From the Russian point of view, some of Trump’s key advisors seem to be afflicted by a bizarre obsession with Iran, Russia´s key ally in Syria. Iran is an Islamist regime and certainly no friend of the US. But both sides de-facto cooperate in Iraq against IS. Moreover, while Iran supports Shia militias in Iraq and such organizations as the Lebanese Hezbollah, these days Sunni extremists from IS and al-Qaeda, not Shia Islamists, pose a terrorist threat to America. Since Wahhabi-inspired IS and al-Qaeda are also a grave threat to Iran and Shias everywhere, Iran is a natural ally in the fight against these terrorists and their ideology. If the Trump administration is serious about working with Russia on counter-terrorism, it should drop or significantly tone down its hostility to Iran.

Although high-ranking Iranian officials seem to be sanguine about the Trump presidency, privately some of them are concerned that the Russian-American détente may take place at their expense: that America could “buy off” Russia’s cooperation against Iran by, for example, lifting sanctions imposed over Russia’s annexation of Crimea and destabilization of Ukraine.

This is unlikely. The lifting of sanctions is a complicated process that requires congressional cooperation, and there would be a fierce opposition to such a move, since most Republicans (and Democrats, for that matter) do not share Trump’s views on Russia. Also, the situation has changed since 2010, when Russia let herself be convinced by the US to support anti-Iranian sanctions in the UN Security Council. Iran’s president at that time was the recalcitrant Mahmoud Ahmadinejad, not the centrist pragmatist Hassan Rouhani. And there was no UN SC-endorsed Joint Comprehensive Plan of Action (JCPOA) with Iran, which has proved to be a working agreement. Finally, Russia sees Iran as an important player in her attempts to forge Eurasian integration—a key Russian objective in building a “multi-polar world” and a theme Putin put higher in his order of priorities in his state of the union speech than relations with Western powers. There is simply nothing Washington could credibly offer Putin at this stage to convince him to disengage from Iran, even assuming that the Trump administration would want to do so such a thing.

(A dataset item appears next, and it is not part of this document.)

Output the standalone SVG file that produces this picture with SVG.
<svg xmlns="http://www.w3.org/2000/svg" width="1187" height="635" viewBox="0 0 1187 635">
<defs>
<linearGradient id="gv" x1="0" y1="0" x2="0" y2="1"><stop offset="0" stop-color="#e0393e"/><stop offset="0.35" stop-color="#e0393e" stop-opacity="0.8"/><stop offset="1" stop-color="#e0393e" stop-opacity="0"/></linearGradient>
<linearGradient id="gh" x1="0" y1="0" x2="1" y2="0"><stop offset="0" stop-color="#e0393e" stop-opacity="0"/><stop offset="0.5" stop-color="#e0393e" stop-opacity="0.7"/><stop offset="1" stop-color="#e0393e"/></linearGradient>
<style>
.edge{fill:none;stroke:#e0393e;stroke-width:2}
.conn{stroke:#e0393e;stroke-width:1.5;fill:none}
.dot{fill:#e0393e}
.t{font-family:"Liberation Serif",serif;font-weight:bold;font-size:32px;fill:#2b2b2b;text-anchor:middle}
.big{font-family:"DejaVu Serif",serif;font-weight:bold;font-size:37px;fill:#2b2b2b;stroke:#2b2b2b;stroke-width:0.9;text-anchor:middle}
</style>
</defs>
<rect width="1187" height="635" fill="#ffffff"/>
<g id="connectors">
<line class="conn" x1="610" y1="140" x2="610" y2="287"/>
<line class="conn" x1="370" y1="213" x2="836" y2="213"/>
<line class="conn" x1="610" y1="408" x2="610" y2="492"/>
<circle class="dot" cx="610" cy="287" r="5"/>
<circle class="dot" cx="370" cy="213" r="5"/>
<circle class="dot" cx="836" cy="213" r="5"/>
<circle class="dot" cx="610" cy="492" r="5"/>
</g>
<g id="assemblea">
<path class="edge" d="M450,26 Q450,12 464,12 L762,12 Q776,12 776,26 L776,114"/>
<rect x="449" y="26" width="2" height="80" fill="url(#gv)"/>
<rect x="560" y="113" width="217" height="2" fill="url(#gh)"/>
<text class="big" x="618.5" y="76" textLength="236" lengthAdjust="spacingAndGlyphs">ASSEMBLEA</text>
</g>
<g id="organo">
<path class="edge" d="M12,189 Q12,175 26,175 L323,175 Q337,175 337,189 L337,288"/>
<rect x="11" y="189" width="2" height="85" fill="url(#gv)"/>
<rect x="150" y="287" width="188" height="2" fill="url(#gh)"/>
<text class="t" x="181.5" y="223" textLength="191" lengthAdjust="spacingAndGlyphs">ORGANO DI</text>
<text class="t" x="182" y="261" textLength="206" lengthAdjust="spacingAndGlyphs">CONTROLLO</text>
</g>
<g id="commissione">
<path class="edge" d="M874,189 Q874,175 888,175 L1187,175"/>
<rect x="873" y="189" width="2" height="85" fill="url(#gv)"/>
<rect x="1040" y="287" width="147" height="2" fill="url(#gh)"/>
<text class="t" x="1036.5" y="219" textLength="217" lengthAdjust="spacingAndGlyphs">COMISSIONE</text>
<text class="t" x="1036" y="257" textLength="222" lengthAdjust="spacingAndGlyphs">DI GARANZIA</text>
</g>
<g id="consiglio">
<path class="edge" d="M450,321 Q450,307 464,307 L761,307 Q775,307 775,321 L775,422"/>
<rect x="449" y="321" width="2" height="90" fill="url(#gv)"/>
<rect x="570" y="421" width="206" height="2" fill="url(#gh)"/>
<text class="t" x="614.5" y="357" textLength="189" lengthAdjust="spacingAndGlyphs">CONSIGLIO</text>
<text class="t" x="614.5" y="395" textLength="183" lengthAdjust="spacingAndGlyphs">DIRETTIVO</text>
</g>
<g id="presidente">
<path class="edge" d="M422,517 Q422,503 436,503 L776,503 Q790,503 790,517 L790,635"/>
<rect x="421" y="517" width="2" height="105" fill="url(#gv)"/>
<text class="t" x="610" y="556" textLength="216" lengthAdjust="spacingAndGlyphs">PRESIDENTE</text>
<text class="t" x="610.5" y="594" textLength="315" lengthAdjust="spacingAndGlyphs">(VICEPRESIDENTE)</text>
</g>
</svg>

US-Russian relations have been so poisoned in the last few years that it will take time to rebuild some trust. Powerful forces on both sides would fiercely resist any hint of detente. But ultimately the world cannot afford a permanent state of cold war between two superpowers. Ending the war in Syria should be the first step away from the brink. The circumstances, tragic as they are, lay the groundwork for possible cooperation in achieving that end. If successful, it should be extended to other areas of disagreement between the US and Russia.

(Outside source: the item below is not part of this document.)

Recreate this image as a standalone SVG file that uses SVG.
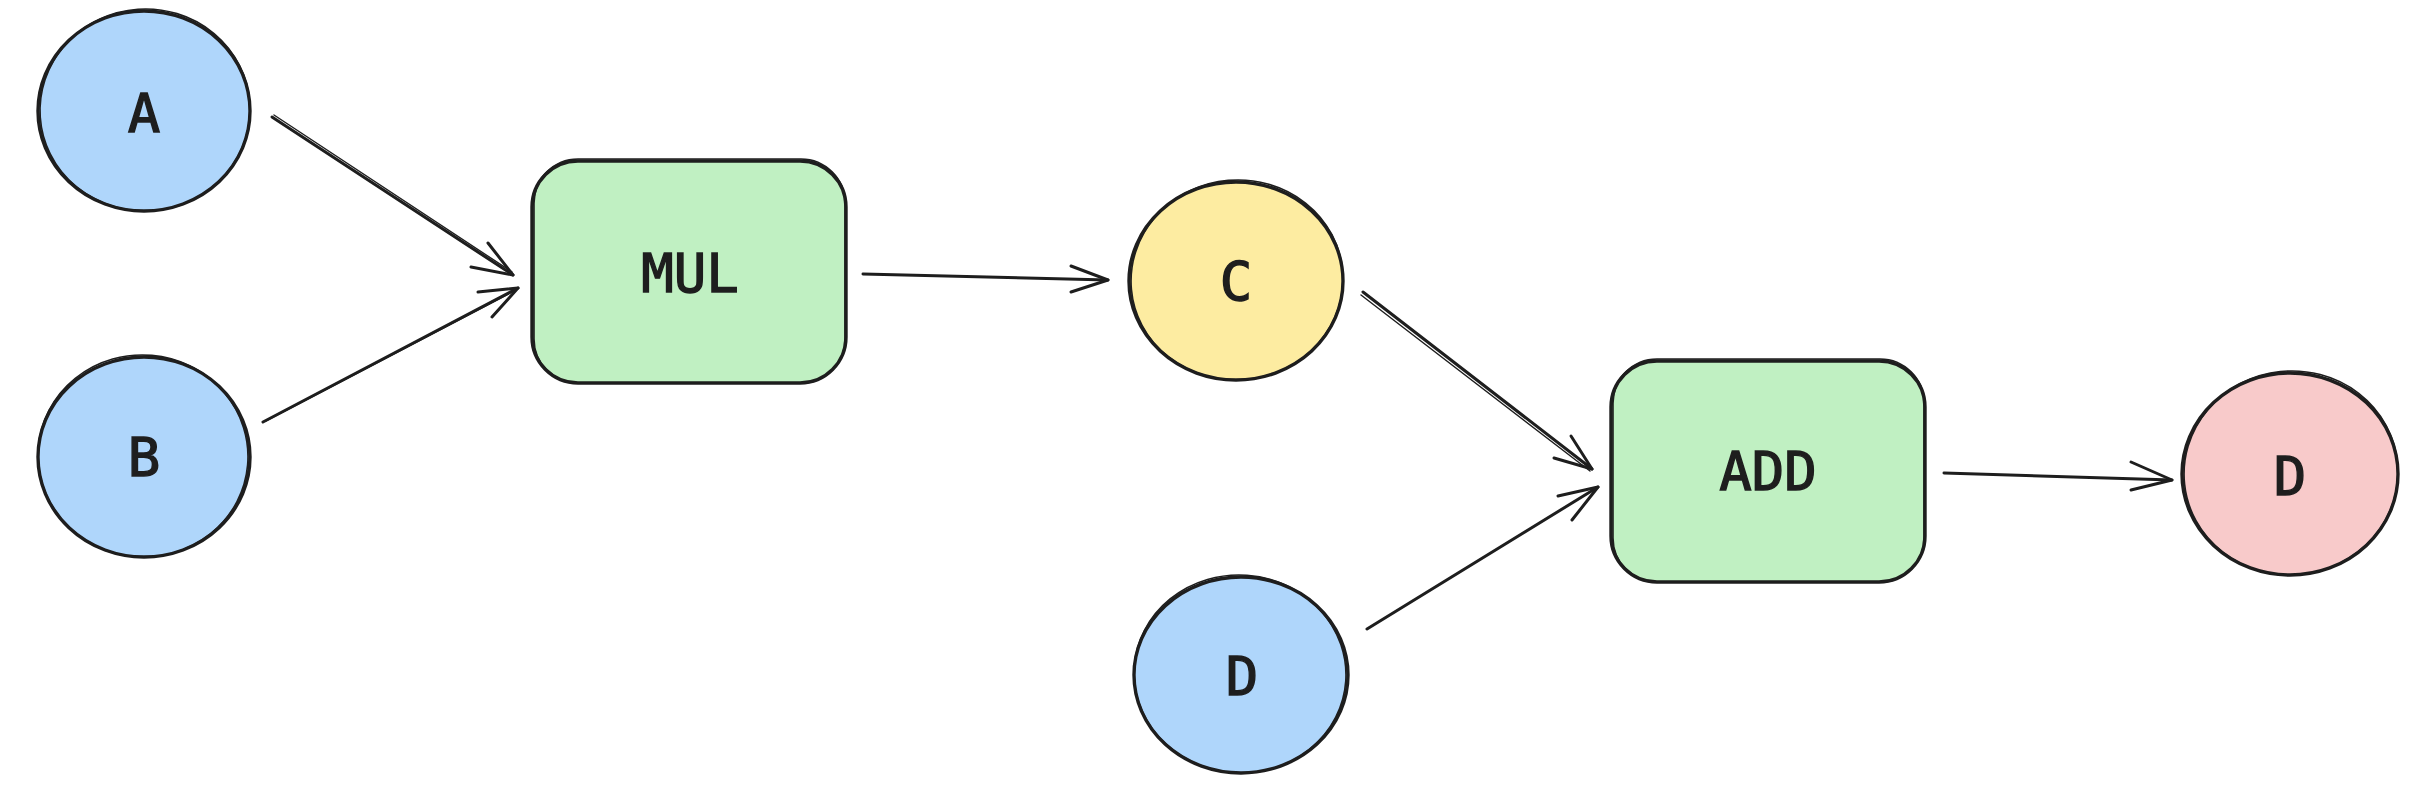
<svg xmlns="http://www.w3.org/2000/svg" width="2424" height="812" viewBox="0 0 2424 812">
<style>
.shape{stroke:#1e1e1e;stroke-width:3.4;stroke-linejoin:round;stroke-linecap:round}
.sk{fill:none;stroke:#1e1e1e;stroke-width:1.6;stroke-linecap:round}
.blue{fill:#afd6fb}.green{fill:#c0f0c2}.yellow{fill:#fdeca1}.pink{fill:#f8caca}
.lbl{font-family:"DejaVu Sans Mono","Liberation Mono",monospace;font-size:54px;fill:#1e1e1e;stroke:#1e1e1e;stroke-width:1.4;text-anchor:middle}
.edge{fill:none;stroke:#1e1e1e;stroke-width:3;stroke-linecap:round;stroke-linejoin:round}
.edge2{fill:none;stroke:#1e1e1e;stroke-width:1.4;stroke-linecap:round}
</style>
<rect width="2424" height="812" fill="#ffffff"/>
<g id="node-A">
<ellipse class="shape blue" cx="144" cy="111" rx="106" ry="100"/>
<ellipse class="sk" cx="145" cy="110" rx="105" ry="101" transform="rotate(-4 145 110)"/>
<text class="lbl" x="144" y="132">A</text>
</g>
<g id="node-B">
<ellipse class="shape blue" cx="144" cy="457" rx="106" ry="100"/>
<ellipse class="sk" cx="143" cy="456" rx="105" ry="101" transform="rotate(5 143 456)"/>
<text class="lbl" x="144" y="476">B</text>
</g>
<g id="node-MUL">
<rect class="shape green" x="532" y="161" width="314" height="222" rx="46"/>
<rect class="sk" x="534" y="159" width="311" height="224" rx="44"/>
<text class="lbl" x="690" y="292">MUL</text>
</g>
<g id="node-C">
<ellipse class="shape yellow" cx="1236" cy="281" rx="107" ry="99"/>
<ellipse class="sk" cx="1237" cy="280" rx="106" ry="100" transform="rotate(-5 1237 280)"/>
<text class="lbl" x="1236" y="300">C</text>
</g>
<g id="node-D-in">
<ellipse class="shape blue" cx="1241" cy="675" rx="107" ry="98"/>
<ellipse class="sk" cx="1240" cy="674" rx="106" ry="99" transform="rotate(4 1240 674)"/>
<text class="lbl" x="1242" y="695">D</text>
</g>
<g id="node-ADD">
<rect class="shape green" x="1611" y="361" width="314" height="221" rx="46"/>
<rect class="sk" x="1613" y="359" width="311" height="223" rx="44"/>
<text class="lbl" x="1768" y="490">ADD</text>
</g>
<g id="node-D-out">
<ellipse class="shape pink" cx="2290" cy="474" rx="108" ry="101"/>
<ellipse class="sk" cx="2291" cy="473" rx="107" ry="102" transform="rotate(-6 2291 473)"/>
<text class="lbl" x="2290" y="495">D</text>
</g>
<g id="connectors">
<path class="edge" d="M272 117 L513 275"/>
<path class="edge2" d="M274 115 L512 272"/>
<path class="edge" d="M471 267 L513 275 L488 243"/>
<path class="edge" d="M263 422 L518 288"/>
<path class="edge2" d="M266 421 L516 290"/>
<path class="edge" d="M478 292 L518 288 L492 317"/>
<path class="edge" d="M863 274 L1108 280"/>
<path class="edge" d="M1071 266 L1108 280 L1071 292"/>
<path class="edge" d="M1363 292 L1592 469"/>
<path class="edge2" d="M1361 295 L1590 471"/>
<path class="edge" d="M1571 436 L1592 469 L1554 458"/>
<path class="edge" d="M1367 629 L1598 487"/>
<path class="edge" d="M1558 496 L1598 487 L1572 520"/>
<path class="edge" d="M1944 473 L2172 480"/>
<path class="edge" d="M2131 462 L2172 480 L2131 490"/>
</g>
</svg>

This article reflects the personal views of the author and not necessarily the opinions of the European Parliament.

Eldar Mamedov

Eldar Mamedov has degrees from the University of Latvia and the Diplomatic School in Madrid, Spain. He has worked in the Ministry of Foreign Affairs of Latvia and as a diplomat in Latvian embassies in Washington D.C. and Madrid. Since 2007, Mamedov has served as a political adviser for the social-democrats in the Foreign Affairs Committee of the European Parliament (EP) and is in charge of the EP delegations for inter-parliamentary relations with Iran, Iraq, the Arabian Peninsula, and Mashreq.

SHOW 2 COMMENTS

2 Comments

  1. I find interesting this suggestion in American foreign policy discourse that it’s the Other whose fist is/was clenched. How well I remember Obama’s first act — first phone call, I think — as president, to Iran, offering a hand if only Iran would unclench its fist. Then he refused to speak to Iran for years. Trita Parsi even wrote an interesting book about it. I wonder if Obama made the same my-hand v. your-fist offer to Raul Castro (who isn’t going to fully finalize unless Congress grows up and unclenches its own fists).

    But I digress. It would be the winning irony of the year if Trump turned out to be the first American adult on the question of the New Cold War. Putin has got one helluva lot to be resentful about, so it’s to be welcomed that he’s extending a hand, now that the two clenched American fists, Hillary and Obama, are departing the scene. And he seems to have made a point about what’s on the agenda, namely the World Order and the integration of (Eur)asia. Maybe Putin will end up having a positive influence with respect to Trump’s dangerous hostility vis-a-vis China.

  2. That the American right finds deals with the contemporary Russians, as opposed to the old Soviet Russians, to be distasteful is self-defeating. It’s nearing three decades since Soviet totalitarianism and industrialized genocide collapsed, yet we appear not to be working on a comprehensive reconciliation.

    The Baltic countries in particular, but all of the rest of Europe too, have a huge stake in an enduring normalization of relations with Russia. If eventually it were to be seen as long term and natural, it could have many important consequences including a partial unwinding of the West’s wasteful level of military “preparedness” and would stimulate the civilian economies of all involved.

    Despite Imperial Russia’s deep and perhaps justified suspicion of the outside world, we did not have a markedly hostile relationship with her. By and large it was distant but correct. The spanner in the works was the Marxist-Leninist coup of 1917 and her profoundly tragic experience in the ill-fated 20th Century.

    Though it would require an extended multi-lateral project it is feasible, and nothing will be lost if it fails. There is no reason to just wait for it to happen by some sort of evolutionary process. The West as a whole should work on it with the goals completely out on the table. A dignified reception of Mr. Putin to the White House complete with that old ditty Hail to the Chief, and a state dinner wouldn’t hurt a thing. Neither would museum and Kremlin tours for junketing Congressmen and other impressionable Americans. It would be a fine alternative to sending them to Israel.